:: Dataset extract

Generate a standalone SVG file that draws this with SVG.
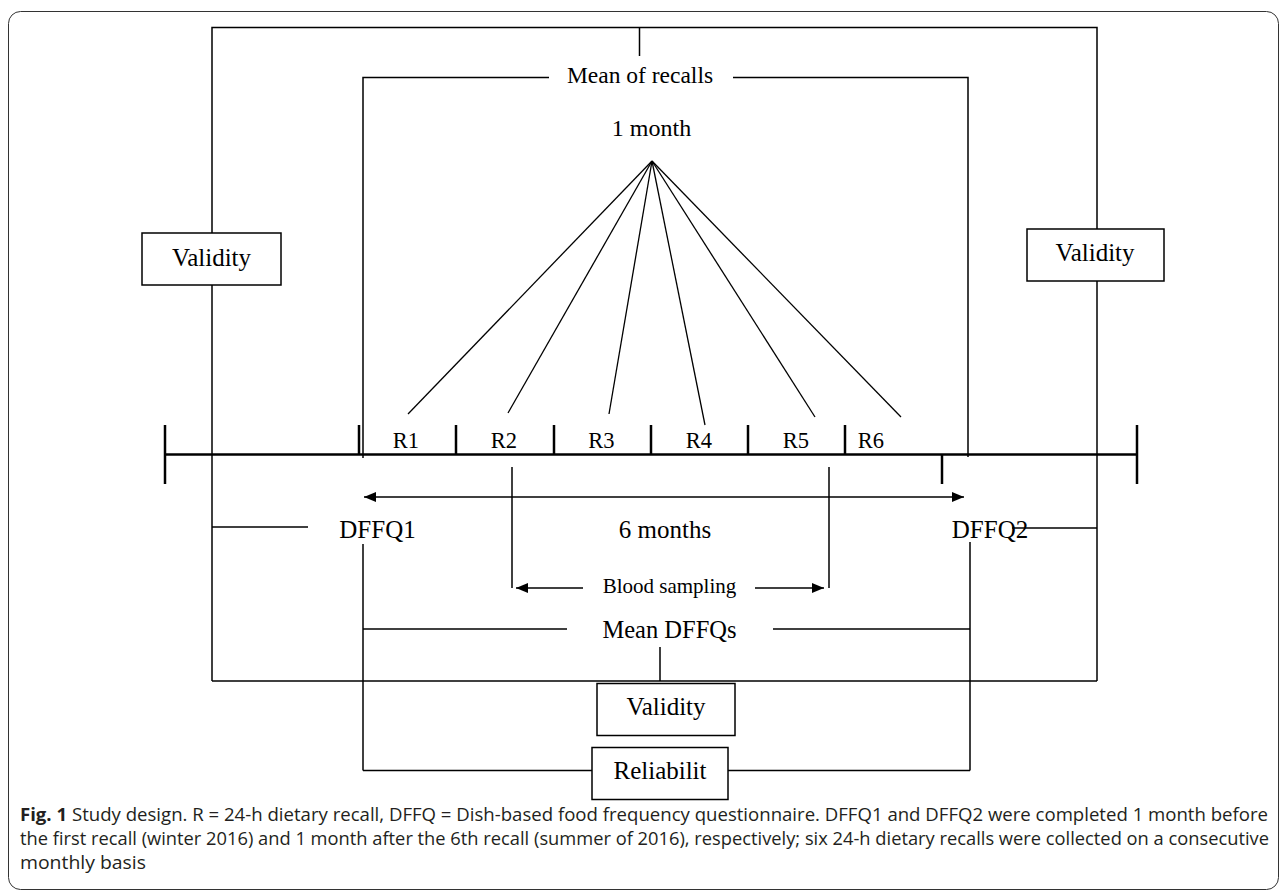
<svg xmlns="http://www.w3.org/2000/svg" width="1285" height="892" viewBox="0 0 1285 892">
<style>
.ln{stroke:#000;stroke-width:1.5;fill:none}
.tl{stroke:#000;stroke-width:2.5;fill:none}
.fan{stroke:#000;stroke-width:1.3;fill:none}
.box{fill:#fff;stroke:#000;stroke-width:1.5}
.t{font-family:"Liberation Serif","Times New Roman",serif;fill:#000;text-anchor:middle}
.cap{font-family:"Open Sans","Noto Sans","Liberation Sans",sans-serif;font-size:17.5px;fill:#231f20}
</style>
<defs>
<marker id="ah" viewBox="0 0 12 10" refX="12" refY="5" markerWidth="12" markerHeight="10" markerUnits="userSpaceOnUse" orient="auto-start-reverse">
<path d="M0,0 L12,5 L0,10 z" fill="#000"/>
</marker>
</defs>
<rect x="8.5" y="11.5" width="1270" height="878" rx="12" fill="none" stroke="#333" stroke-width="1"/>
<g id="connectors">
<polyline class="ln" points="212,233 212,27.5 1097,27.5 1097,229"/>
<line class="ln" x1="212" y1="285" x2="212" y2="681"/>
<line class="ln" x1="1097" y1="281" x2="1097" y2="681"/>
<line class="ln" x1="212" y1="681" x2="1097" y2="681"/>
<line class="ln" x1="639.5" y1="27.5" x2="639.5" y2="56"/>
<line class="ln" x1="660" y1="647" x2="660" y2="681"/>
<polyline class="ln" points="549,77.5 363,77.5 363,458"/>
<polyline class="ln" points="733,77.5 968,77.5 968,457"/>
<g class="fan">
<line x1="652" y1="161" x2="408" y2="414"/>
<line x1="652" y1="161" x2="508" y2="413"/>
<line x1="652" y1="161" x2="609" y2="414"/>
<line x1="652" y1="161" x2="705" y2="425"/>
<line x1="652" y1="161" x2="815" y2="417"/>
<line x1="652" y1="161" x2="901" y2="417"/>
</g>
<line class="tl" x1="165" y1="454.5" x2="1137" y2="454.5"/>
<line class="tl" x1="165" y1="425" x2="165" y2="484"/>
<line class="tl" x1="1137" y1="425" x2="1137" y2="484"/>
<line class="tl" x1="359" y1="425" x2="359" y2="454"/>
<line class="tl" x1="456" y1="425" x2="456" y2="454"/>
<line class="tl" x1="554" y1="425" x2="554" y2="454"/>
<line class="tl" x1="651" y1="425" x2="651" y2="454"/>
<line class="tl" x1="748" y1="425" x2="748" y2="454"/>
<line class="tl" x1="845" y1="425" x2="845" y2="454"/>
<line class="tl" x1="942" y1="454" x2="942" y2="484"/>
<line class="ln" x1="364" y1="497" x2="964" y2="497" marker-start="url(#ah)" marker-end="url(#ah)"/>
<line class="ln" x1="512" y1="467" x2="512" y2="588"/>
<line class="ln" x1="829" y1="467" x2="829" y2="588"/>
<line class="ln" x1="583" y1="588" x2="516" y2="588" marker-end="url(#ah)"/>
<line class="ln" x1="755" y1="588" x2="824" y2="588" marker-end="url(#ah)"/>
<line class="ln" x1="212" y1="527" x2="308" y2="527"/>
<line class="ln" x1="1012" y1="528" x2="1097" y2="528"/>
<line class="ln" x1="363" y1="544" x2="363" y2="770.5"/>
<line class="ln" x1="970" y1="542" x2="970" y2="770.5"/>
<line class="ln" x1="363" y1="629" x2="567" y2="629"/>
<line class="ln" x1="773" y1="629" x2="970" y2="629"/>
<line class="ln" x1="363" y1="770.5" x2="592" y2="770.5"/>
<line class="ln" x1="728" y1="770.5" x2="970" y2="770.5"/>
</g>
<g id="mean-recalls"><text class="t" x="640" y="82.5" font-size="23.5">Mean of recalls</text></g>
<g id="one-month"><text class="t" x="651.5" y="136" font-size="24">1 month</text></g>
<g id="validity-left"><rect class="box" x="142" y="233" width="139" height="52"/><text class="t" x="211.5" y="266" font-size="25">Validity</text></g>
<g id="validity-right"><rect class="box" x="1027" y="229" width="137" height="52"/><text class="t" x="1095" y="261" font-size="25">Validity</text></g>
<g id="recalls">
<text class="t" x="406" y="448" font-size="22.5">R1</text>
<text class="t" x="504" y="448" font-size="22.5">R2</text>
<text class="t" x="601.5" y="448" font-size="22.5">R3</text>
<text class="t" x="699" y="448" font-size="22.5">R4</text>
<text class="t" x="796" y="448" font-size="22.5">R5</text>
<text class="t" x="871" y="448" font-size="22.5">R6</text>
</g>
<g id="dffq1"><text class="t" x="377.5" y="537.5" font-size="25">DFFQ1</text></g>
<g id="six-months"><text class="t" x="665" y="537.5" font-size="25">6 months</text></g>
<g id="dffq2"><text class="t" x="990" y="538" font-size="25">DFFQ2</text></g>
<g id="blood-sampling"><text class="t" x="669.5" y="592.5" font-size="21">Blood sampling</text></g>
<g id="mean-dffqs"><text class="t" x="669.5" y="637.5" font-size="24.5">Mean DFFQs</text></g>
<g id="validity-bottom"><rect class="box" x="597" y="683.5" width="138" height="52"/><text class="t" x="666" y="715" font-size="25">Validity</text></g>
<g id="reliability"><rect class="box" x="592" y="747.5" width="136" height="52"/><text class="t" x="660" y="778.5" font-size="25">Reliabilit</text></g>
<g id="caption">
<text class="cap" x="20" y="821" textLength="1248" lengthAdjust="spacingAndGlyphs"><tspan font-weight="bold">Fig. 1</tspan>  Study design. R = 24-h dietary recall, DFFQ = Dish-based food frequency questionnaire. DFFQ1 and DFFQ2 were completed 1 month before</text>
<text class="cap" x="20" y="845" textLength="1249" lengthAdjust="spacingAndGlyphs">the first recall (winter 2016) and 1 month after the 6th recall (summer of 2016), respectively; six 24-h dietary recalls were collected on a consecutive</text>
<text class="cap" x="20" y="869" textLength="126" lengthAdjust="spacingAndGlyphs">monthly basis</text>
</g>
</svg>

::::

> [Work instructions] Omit every picture while copying the listing above exactly.

> [Response to this exercise]
Generate a standalone SVG file that draws this with SVG.
<svg xmlns="http://www.w3.org/2000/svg" width="1285" height="892" viewBox="0 0 1285 892">
<style>
.ln{stroke:#000;stroke-width:1.5;fill:none}
.tl{stroke:#000;stroke-width:2.5;fill:none}
.fan{stroke:#000;stroke-width:1.3;fill:none}
.box{fill:#fff;stroke:#000;stroke-width:1.5}
.t{font-family:"Liberation Serif","Times New Roman",serif;fill:#000;text-anchor:middle}
.cap{font-family:"Open Sans","Noto Sans","Liberation Sans",sans-serif;font-size:17.5px;fill:#231f20}
</style>
<defs>
<marker id="ah" viewBox="0 0 12 10" refX="12" refY="5" markerWidth="12" markerHeight="10" markerUnits="userSpaceOnUse" orient="auto-start-reverse">
<path d="M0,0 L12,5 L0,10 z" fill="#000"/>
</marker>
</defs>
<rect x="8.5" y="11.5" width="1270" height="878" rx="12" fill="none" stroke="#333" stroke-width="1"/>
<g id="connectors">
<polyline class="ln" points="212,233 212,27.5 1097,27.5 1097,229"/>
<line class="ln" x1="212" y1="285" x2="212" y2="681"/>
<line class="ln" x1="1097" y1="281" x2="1097" y2="681"/>
<line class="ln" x1="212" y1="681" x2="1097" y2="681"/>
<line class="ln" x1="639.5" y1="27.5" x2="639.5" y2="56"/>
<line class="ln" x1="660" y1="647" x2="660" y2="681"/>
<polyline class="ln" points="549,77.5 363,77.5 363,458"/>
<polyline class="ln" points="733,77.5 968,77.5 968,457"/>
<g class="fan">
<line x1="652" y1="161" x2="408" y2="414"/>
<line x1="652" y1="161" x2="508" y2="413"/>
<line x1="652" y1="161" x2="609" y2="414"/>
<line x1="652" y1="161" x2="705" y2="425"/>
<line x1="652" y1="161" x2="815" y2="417"/>
<line x1="652" y1="161" x2="901" y2="417"/>
</g>
<line class="tl" x1="165" y1="454.5" x2="1137" y2="454.5"/>
<line class="tl" x1="165" y1="425" x2="165" y2="484"/>
<line class="tl" x1="1137" y1="425" x2="1137" y2="484"/>
<line class="tl" x1="359" y1="425" x2="359" y2="454"/>
<line class="tl" x1="456" y1="425" x2="456" y2="454"/>
<line class="tl" x1="554" y1="425" x2="554" y2="454"/>
<line class="tl" x1="651" y1="425" x2="651" y2="454"/>
<line class="tl" x1="748" y1="425" x2="748" y2="454"/>
<line class="tl" x1="845" y1="425" x2="845" y2="454"/>
<line class="tl" x1="942" y1="454" x2="942" y2="484"/>
<line class="ln" x1="364" y1="497" x2="964" y2="497" marker-start="url(#ah)" marker-end="url(#ah)"/>
<line class="ln" x1="512" y1="467" x2="512" y2="588"/>
<line class="ln" x1="829" y1="467" x2="829" y2="588"/>
<line class="ln" x1="583" y1="588" x2="516" y2="588" marker-end="url(#ah)"/>
<line class="ln" x1="755" y1="588" x2="824" y2="588" marker-end="url(#ah)"/>
<line class="ln" x1="212" y1="527" x2="308" y2="527"/>
<line class="ln" x1="1012" y1="528" x2="1097" y2="528"/>
<line class="ln" x1="363" y1="544" x2="363" y2="770.5"/>
<line class="ln" x1="970" y1="542" x2="970" y2="770.5"/>
<line class="ln" x1="363" y1="629" x2="567" y2="629"/>
<line class="ln" x1="773" y1="629" x2="970" y2="629"/>
<line class="ln" x1="363" y1="770.5" x2="592" y2="770.5"/>
<line class="ln" x1="728" y1="770.5" x2="970" y2="770.5"/>
</g>
<g id="mean-recalls"><text class="t" x="640" y="82.5" font-size="23.5">Mean of recalls</text></g>
<g id="one-month"><text class="t" x="651.5" y="136" font-size="24">1 month</text></g>
<g id="validity-left"><rect class="box" x="142" y="233" width="139" height="52"/><text class="t" x="211.5" y="266" font-size="25">Validity</text></g>
<g id="validity-right"><rect class="box" x="1027" y="229" width="137" height="52"/><text class="t" x="1095" y="261" font-size="25">Validity</text></g>
<g id="recalls">
<text class="t" x="406" y="448" font-size="22.5">R1</text>
<text class="t" x="504" y="448" font-size="22.5">R2</text>
<text class="t" x="601.5" y="448" font-size="22.5">R3</text>
<text class="t" x="699" y="448" font-size="22.5">R4</text>
<text class="t" x="796" y="448" font-size="22.5">R5</text>
<text class="t" x="871" y="448" font-size="22.5">R6</text>
</g>
<g id="dffq1"><text class="t" x="377.5" y="537.5" font-size="25">DFFQ1</text></g>
<g id="six-months"><text class="t" x="665" y="537.5" font-size="25">6 months</text></g>
<g id="dffq2"><text class="t" x="990" y="538" font-size="25">DFFQ2</text></g>
<g id="blood-sampling"><text class="t" x="669.5" y="592.5" font-size="21">Blood sampling</text></g>
<g id="mean-dffqs"><text class="t" x="669.5" y="637.5" font-size="24.5">Mean DFFQs</text></g>
<g id="validity-bottom"><rect class="box" x="597" y="683.5" width="138" height="52"/><text class="t" x="666" y="715" font-size="25">Validity</text></g>
<g id="reliability"><rect class="box" x="592" y="747.5" width="136" height="52"/><text class="t" x="660" y="778.5" font-size="25">Reliabilit</text></g>
<g id="caption">
<text class="cap" x="20" y="821" textLength="1248" lengthAdjust="spacingAndGlyphs"><tspan font-weight="bold">Fig. 1</tspan>  Study design. R = 24-h dietary recall, DFFQ = Dish-based food frequency questionnaire. DFFQ1 and DFFQ2 were completed 1 month before</text>
<text class="cap" x="20" y="845" textLength="1249" lengthAdjust="spacingAndGlyphs">the first recall (winter 2016) and 1 month after the 6th recall (summer of 2016), respectively; six 24-h dietary recalls were collected on a consecutive</text>
<text class="cap" x="20" y="869" textLength="126" lengthAdjust="spacingAndGlyphs">monthly basis</text>
</g>
</svg>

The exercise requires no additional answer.